The Photoelectric Equation

Energy Quantization: The equation is built on the principle that light energy is quantized into packets called photons, where the energy $E$ is proportional to the frequency $f$ ($E = hf$). This explains why the effect depends on the color (frequency) of light rather than its brightness (intensity).

Conservation of Energy: The equation represents a perfect energy balance. The energy provided by the photon is first 'spent' on the work function to overcome the attractive forces of the metal, and any remaining energy is converted into the kinetic energy of the moving electron.

Threshold Frequency ($f_0$): This is the minimum frequency required for the photoelectric effect to occur. At this specific frequency, the photon energy exactly matches the work function ($hf_0 = \Phi$), leaving the emitted electron with zero kinetic energy.

Linear Form: By rearranging the equation to $K_{max} = hf - \Phi$, it takes the form of a straight-line equation $y = mx + c$. In this model, $K_{max}$ is the y-variable, $f$ is the x-variable, $h$ is the gradient, and $-\Phi$ is the y-intercept.

Determining Planck's Constant: Because the gradient of the $K_{max}$ vs $f$ graph is always $h$, this experimental setup is a primary method for measuring Planck's constant. The slope remains identical regardless of the metal used, as $h$ is a universal constant.

Identifying the Work Function: The work function can be found in two ways from the graph: by calculating the energy at the x-intercept ($hf_0$) or by extrapolating the line to find the negative y-intercept ($-\Phi$).
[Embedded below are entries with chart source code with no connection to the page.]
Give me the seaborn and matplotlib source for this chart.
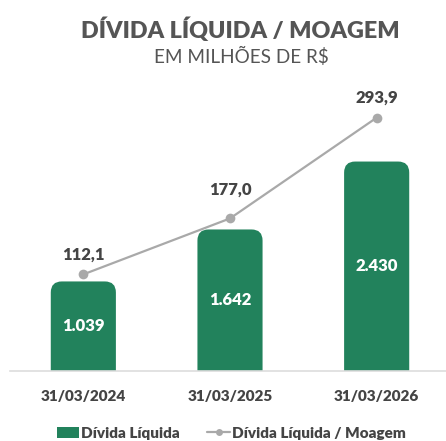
import pandas as pd
import numpy as np
import matplotlib.pyplot as plt
import seaborn as sns
from matplotlib.patches import FancyBboxPatch, Patch
from matplotlib.lines import Line2D

# dados
datas = ['31/03/2024', '31/03/2025', '31/03/2026']
divida_liquida = [1039, 1642, 2430]
divida_moagem = [112.1, 177.0, 293.9]
# deslocamento vertical dos rótulos da linha (px)
desloc_rotulo = [20, 29, 20]

df = pd.DataFrame({'data': datas, 'divida': divida_liquida, 'moagem': divida_moagem})

verde = '#22825c'
cinza_linha = '#a9a9a9'
cinza_texto = '#444444'
peso = 'heavy'

sns.set_theme(style="white")
plt.rcParams['font.family'] = ['Lato', 'DejaVu Sans']

fig = plt.figure(figsize=(4.46, 4.41), dpi=100)
ax = fig.add_axes([10 / 446, 70 / 441, 440 / 446, 281 / 441])

sns.barplot(data=df, x='data', y='divida', color=verde, width=0.444,
            saturation=1, ax=ax)
ax.set_ylim(0, 3260)
ax.set_xlim(-0.5, 2.5)

# cantos superiores arredondados
raio_px = 11
px_x = (ax.transData.transform((1, 0))[0] - ax.transData.transform((0, 0))[0])
px_y = (ax.transData.transform((0, 1))[1] - ax.transData.transform((0, 0))[1])
rx = raio_px / px_x
ry = raio_px / px_y
for p in list(ax.patches):
    x0, y0 = p.get_x(), p.get_y()
    w, h = p.get_width(), p.get_height()
    p.set_visible(False)
    nb = FancyBboxPatch((x0, y0 - ry * 2), w, h + ry * 2,
                        boxstyle=f"round,pad=0,rounding_size={rx}",
                        mutation_aspect=ry / rx, facecolor=verde,
                        edgecolor='none', clip_on=True)
    ax.add_patch(nb)

for i, v in enumerate(divida_liquida):
    ax.text(i, v / 2, f"{v:,.0f}".replace(',', '.'), ha='center', va='center',
            color='white', fontsize=12, fontweight=peso)

ax2 = ax.twinx()
sns.lineplot(x=[0, 1, 2], y=divida_moagem, color=cinza_linha, marker='o',
             markersize=7, markeredgewidth=0, linewidth=1.6, ax=ax2)
ax2.set_ylim(0, 326)
for i, v in enumerate(divida_moagem):
    ax2.annotate(f"{v:.1f}".replace('.', ','), (i, v),
                 xytext=(0, desloc_rotulo[i] * 0.72), textcoords='offset points',
                 ha='center', va='center', color=cinza_texto, fontsize=12,
                 fontweight=peso)

for a in (ax, ax2):
    for s in ['top', 'right', 'left']:
        a.spines[s].set_visible(False)
    a.set_yticks([])
    a.set_ylabel('')
ax2.spines['bottom'].set_visible(False)
ax.spines['bottom'].set_color('#dddddd')
ax.spines['bottom'].set_linewidth(1.2)
ax.set_xlabel('')
ax.tick_params(axis='x', length=0, pad=14, labelsize=11, labelcolor=cinza_texto)
for t in ax.get_xticklabels():
    t.set_fontweight(peso)

fig.text(0.539, 1 - 30 / 441, 'DÍVIDA LÍQUIDA / MOAGEM', ha='center', va='center',
         fontsize=16.8, fontweight=peso, color='#555555')
fig.text(0.542, 1 - 56 / 441, 'EM MILHÕES DE R$', ha='center', va='center',
         fontsize=13.6, color='#555555')

handles = [Patch(facecolor=verde, edgecolor='none'),
           Line2D([0], [0], color=cinza_linha, marker='o', markersize=5,
                  markeredgewidth=0, linewidth=1.6)]
leg = fig.legend(handles, ['Dívida Líquida', 'Dívida Líquida / Moagem'],
                 loc='center', bbox_to_anchor=(0.518, 1 - 433 / 441), ncol=2,
                 frameon=False, handlelength=1.5, handletextpad=0.1,
                 columnspacing=1.8, prop={'weight': peso, 'size': 11})
for t in leg.get_texts():
    t.set_color(cinza_texto)

fig.savefig('out.png', dpi=100)
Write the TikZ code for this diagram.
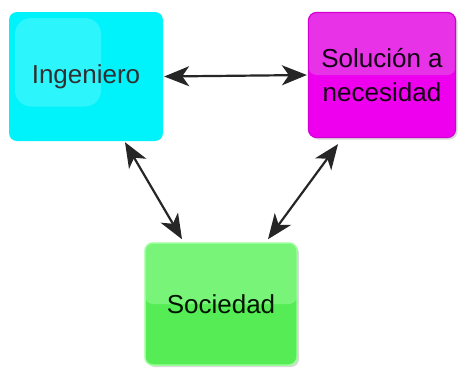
\documentclass[tikz,border=0pt]{standalone}
\usepackage{fontspec}
\setmainfont{Liberation Sans}
\usetikzlibrary{arrows.meta,shadows}

\definecolor{cian}{RGB}{0,242,250}
\definecolor{cianclaro}{RGB}{45,245,252}
\definecolor{magenta}{RGB}{238,0,238}
\definecolor{magentaclaro}{RGB}{232,50,232}
\definecolor{magentaborde}{RGB}{210,0,210}
\definecolor{verde}{RGB}{85,236,85}
\definecolor{verdeclaro}{RGB}{120,245,120}
\definecolor{verdeborde}{RGB}{150,255,150}

\begin{document}
\begin{tikzpicture}[x=1pt,y=-1pt,>={Stealth[length=25pt,width=20pt,inset=7pt]},
	caja/.style={rounded corners=8pt, inner sep=0pt, align=center,
		font=\fontsize{26}{34}\selectfont},
	brillo/.style={path picture={\fill[#1] (path picture bounding box.north west)
		rectangle (path picture bounding box.east);}},
	flecha/.style={<->, line width=2.2pt, black!85}]
	\useasboundingbox (0,0) rectangle (466,373);
	% cajas
	\node (ing) [caja, fill=cian, text=black!92!cyan,
		minimum width=154pt, minimum height=129pt,
		path picture={\fill[cianclaro, rounded corners=16pt]
			([shift={(6pt,-6pt)}]path picture bounding box.north west)
			rectangle ([shift={(15pt,-30pt)}]path picture bounding box.center);}]
		at (86,76.5) {Ingeniero};
	\node (sol) [caja, fill=magenta, draw=magentaborde, line width=1.2pt,
		text=black!92!magenta, minimum width=147pt, minimum height=125pt,
		brillo=magentaclaro, drop shadow={shadow xshift=2pt, shadow yshift=-2pt, opacity=0.3}]
		at (382,75) {Solución a\\necesidad};
	\node (soc) [caja, fill=verde, draw=verdeborde, line width=1.5pt,
		text=black!92!green, minimum width=152pt, minimum height=122pt,
		brillo=verdeclaro, drop shadow={shadow xshift=2pt, shadow yshift=-2pt, opacity=0.3}]
		at (221,304) {Sociedad};
	% flechas
	\draw[flecha] ([shift={(1pt,0pt)}]ing.east) -- ([shift={(-1pt,0pt)}]sol.west);
	\draw[flecha] ([shift={(39pt,-1pt)}]ing.south) -- ([shift={(-39pt,3pt)}]soc.north);
	\draw[flecha] ([shift={(-44pt,-6pt)}]sol.south) -- ([shift={(47pt,3pt)}]soc.north);
\end{tikzpicture}
\end{document}
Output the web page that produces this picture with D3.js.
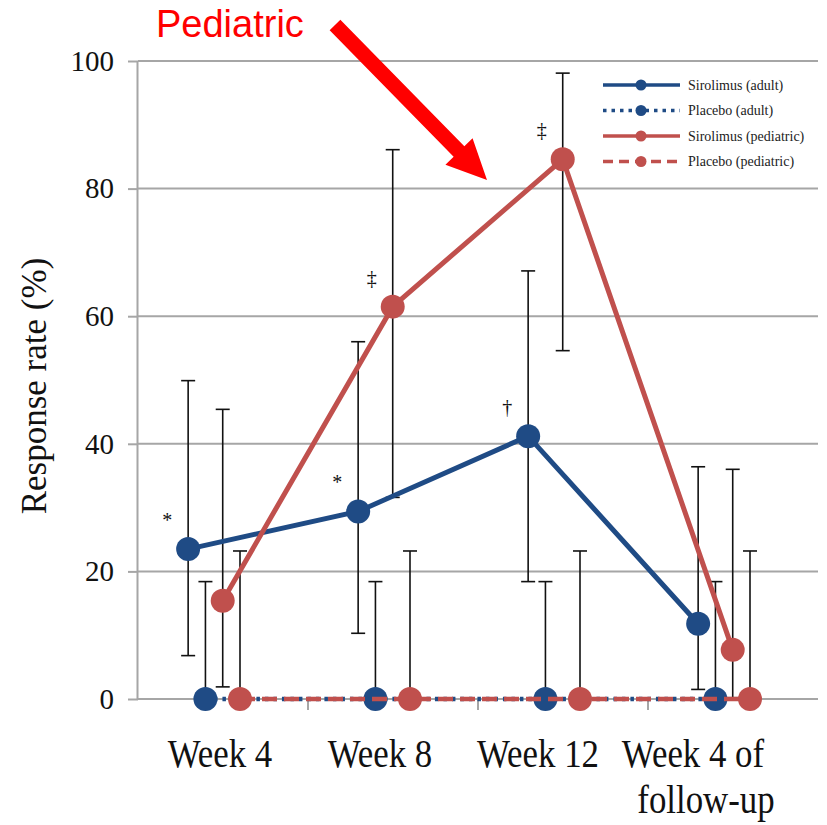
<!DOCTYPE html>
<html>
<head>
<meta charset="utf-8">
<script src="https://cdn.jsdelivr.net/npm/d3@7"></script>
<style>
  html, body { margin: 0; padding: 0; background: #fff; }
  svg { display: block; }
</style>
</head>
<body>
<svg id="chart" width="827" height="825"></svg>
<script>
// ---- data ----
const categories = ["Week 4", "Week 8", "Week 12", "Week 4 of follow-up"];
const tickLabels = [["Week 4"], ["Week 8"], ["Week 12"], ["Week 4 of", "follow-up"]];
const yTicks = [0, 20, 40, 60, 80, 100];

const seriesNames = ["Sirolimus (adult)", "Placebo (adult)", "Sirolimus (pediatric)", "Placebo (pediatric)"];

const sirolimusAdult     = [23.5, 29.4, 41.2, 11.8];
const sirolimusAdultLow  = [6.8, 10.3, 18.4, 1.5];
const sirolimusAdultHigh = [49.9, 56.0, 67.1, 36.4];

const placeboAdult     = [0, 0, 0, 0];
const placeboAdultLow  = [0, 0, 0, 0];
const placeboAdultHigh = [18.4, 18.4, 18.4, 18.4];

const sirolimusPed     = [15.4, 61.5, 84.6, 7.7];
const sirolimusPedLow  = [1.9, 31.6, 54.6, 0.2];
const sirolimusPedHigh = [45.4, 86.1, 98.1, 36.0];

const placeboPed     = [0, 0, 0, 0];
const placeboPedLow  = [0, 0, 0, 0];
const placeboPedHigh = [23.2, 23.2, 23.2, 23.2];

// significance symbols above the active-treatment points
const sirolimusAdultMarks = ["*", "*", "†", ""];
const sirolimusPedMarks   = ["", "‡", "‡", ""];

// ---- styling ----
const BLUE = "#1f4b85";
const RED = "#c0504d";
const GRID = "#a6a6a6";
const SERIF = "'Liberation Serif', 'Times New Roman', serif";

const series = [
  { name: seriesNames[0], values: sirolimusAdult, low: sirolimusAdultLow, high: sirolimusAdultHigh, color: BLUE, dash: null, marks: sirolimusAdultMarks, legendDash: null },
  { name: seriesNames[1], values: placeboAdult, low: placeboAdultLow, high: placeboAdultHigh, color: BLUE, dash: "3.5,5", marks: null, legendDash: "3.5,5" },
  { name: seriesNames[2], values: sirolimusPed, low: sirolimusPedLow, high: sirolimusPedHigh, color: RED, dash: null, marks: sirolimusPedMarks, legendDash: null },
  { name: seriesNames[3], values: placeboPed, low: placeboPedLow, high: placeboPedHigh, color: RED, dash: "15,7", marks: null, legendDash: "10,6" }
];

const svg = d3.select("#chart");
const plotLeft = 138, plotRight = 818, plotTop = 61, plotBottom = 699;

const x = d3.scaleBand().domain(categories).range([plotLeft, plotRight]).padding(0);
const bw = x.bandwidth();
const xs = d3.scalePoint().domain(seriesNames).range([bw * 0.295, bw * 0.6]);
const y = d3.scaleLinear().domain([0, 100]).range([plotBottom, plotTop]);

// ---- gridlines ----
svg.append("g").selectAll("line").data(yTicks).join("line")
  .attr("x1", plotLeft).attr("x2", plotRight)
  .attr("y1", d => y(d)).attr("y2", d => y(d))
  .attr("stroke", GRID).attr("stroke-width", 2);

// ---- y axis ----
const yAxis = svg.append("g").attr("transform", `translate(${plotLeft},0)`)
  .call(d3.axisLeft(y).tickValues(yTicks).tickSize(10).tickPadding(14).tickFormat(d3.format("d")));
yAxis.select(".domain").attr("stroke", GRID).attr("stroke-width", 2).attr("d", `M-0.5,${plotBottom}V${plotTop}`);
yAxis.selectAll(".tick line").attr("stroke", GRID).attr("stroke-width", 2);
yAxis.selectAll(".tick text")
  .attr("font-family", SERIF).attr("font-size", 29).attr("fill", "#111");

svg.append("text")
  .attr("transform", `translate(46,386) rotate(-90)`)
  .attr("text-anchor", "middle")
  .attr("font-family", SERIF).attr("font-size", 35).attr("fill", "#111")
  .text("Response rate (%)");

// ---- x axis ticks at category boundaries ----
const boundaries = categories.slice(1).map(c => x(c));
svg.append("g").selectAll("line").data(boundaries).join("line")
  .attr("x1", d => d).attr("x2", d => d)
  .attr("y1", plotBottom).attr("y2", plotBottom + 11)
  .attr("stroke", GRID).attr("stroke-width", 2);

// category labels (shifted slightly left to fit the wrapped last label)
const labelShift = [-3, -13, -25, -40];
const xl = svg.append("g");
tickLabels.forEach((lines, i) => {
  const cx = x(categories[i]) + bw / 2 + labelShift[i];
  lines.forEach((ln, j) => {
    xl.append("text")
      .attr("transform", `translate(${cx + (j ? 13 : 0)},${767 + j * 46}) scale(0.85,1)`)
      .attr("text-anchor", "middle")
      .attr("font-family", SERIF).attr("font-size", 41).attr("fill", "#111")
      .text(ln);
  });
});

// ---- error bars ----
const eb = svg.append("g");
series.forEach(s => {
  categories.forEach((c, i) => {
    const px = x(c) + xs(s.name);
    const g = eb.append("g").attr("stroke", "#111").attr("stroke-width", 1.6);
    g.append("line").attr("x1", px).attr("x2", px).attr("y1", y(s.low[i])).attr("y2", y(s.high[i]));
    g.append("line").attr("x1", px - 7).attr("x2", px + 7).attr("y1", y(s.high[i])).attr("y2", y(s.high[i]));
    g.append("line").attr("x1", px - 7).attr("x2", px + 7).attr("y1", y(s.low[i])).attr("y2", y(s.low[i]));
  });
});

// ---- lines & markers ----
const line = d3.line().x(d => d[0]).y(d => d[1]);
series.forEach(s => {
  const pts = categories.map((c, i) => [x(c) + xs(s.name), y(s.values[i])]);
  const g = svg.append("g");
  g.append("path").attr("d", line(pts))
    .attr("fill", "none").attr("stroke", s.color).attr("stroke-width", s.dash ? 4.5 : 5)
    .attr("stroke-dasharray", s.dash);
  g.selectAll("circle").data(pts).join("circle")
    .attr("cx", d => d[0]).attr("cy", d => d[1]).attr("r", 12)
    .attr("fill", s.color);
  if (s.marks) {
    g.selectAll("text.sig").data(pts).join("text").attr("class", "sig")
      .attr("x", d => d[0] - 21).attr("y", d => d[1] - 22)
      .attr("text-anchor", "middle")
      .attr("font-family", SERIF).attr("font-size", 20).attr("fill", "#111")
      .text((d, i) => s.marks[i]);
  }
});

// ---- legend ----
const lg = svg.append("g").attr("transform", "translate(603,85)");
series.forEach((s, i) => {
  const row = lg.append("g").attr("transform", `translate(0,${i * 25.5})`);
  row.append("line").attr("x1", 0).attr("x2", 77).attr("y1", 0).attr("y2", 0)
    .attr("stroke", s.color).attr("stroke-width", 3.5).attr("stroke-dasharray", s.legendDash);
  row.append("circle").attr("cx", 38).attr("cy", 0).attr("r", 5.5).attr("fill", s.color);
  row.append("text").attr("x", 85).attr("y", 0).attr("dy", "0.35em")
    .attr("font-family", SERIF).attr("font-size", 14).attr("fill", "#222")
    .text(s.name);
});

// ---- "Pediatric" callout ----
svg.append("text").attr("x", 156).attr("y", 37)
  .attr("font-family", "'Liberation Sans', Arial, sans-serif").attr("font-size", 38)
  .attr("fill", "#ff0000").text("Pediatric");

(function arrow(x0, y0, x1, y1, shaftW, headL, headW) {
  const dx = x1 - x0, dy = y1 - y0, L = Math.hypot(dx, dy);
  const ux = dx / L, uy = dy / L, nx = -uy, ny = ux;
  const bx = x1 - ux * headL, by = y1 - uy * headL;
  const p = [
    [x0 + nx * shaftW / 2, y0 + ny * shaftW / 2],
    [bx + nx * shaftW / 2, by + ny * shaftW / 2],
    [bx + nx * headW, by + ny * headW],
    [x1, y1],
    [bx - nx * headW, by - ny * headW],
    [bx - nx * shaftW / 2, by - ny * shaftW / 2],
    [x0 - nx * shaftW / 2, y0 - ny * shaftW / 2]
  ];
  svg.append("path").attr("d", "M" + p.map(q => q.join(",")).join("L") + "Z").attr("fill", "#ff0000");
})(335, 25, 487, 180, 15, 40, 19);
</script>
</body>
</html>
Unit Consistency: This is the most common area for errors. Always ensure that $hf$, $\Phi$, and $K_{max}$ are in the same units (usually Joules) before calculating. If given values in electronvolts (eV), convert them using $1 \text{ eV} = 1.6 \times 10^{-19} \text{ J}$.

The 'Maximum' Keyword: Remember that the equation calculates $K_{max}$. In reality, many electrons are emitted with less energy because they lose some kinetic energy through collisions with other atoms as they migrate to the surface of the metal.

Stopping Potential Connection: Exams often link $K_{max}$ to the stopping potential ($V_s$) using the relation $K_{max} = eV_s$. If a graph shows $V_s$ vs $f$, the gradient will be $h/e$ instead of just $h$.

Intensity Misconception: Many students incorrectly believe that brighter light makes electrons move faster. Brighter light (higher intensity) only increases the current (number of electrons), while higher frequency light increases the speed (kinetic energy).

Threshold Neglect: Always check if the incident frequency is higher than the threshold frequency. If $f < f_0$, the answer to any question about kinetic energy or emission rate is simply zero, regardless of how intense the light is.

Work Function as a Variable: The work function is a constant property of the specific metal surface. It does not change based on the light used; only changing the material itself will change $\Phi$.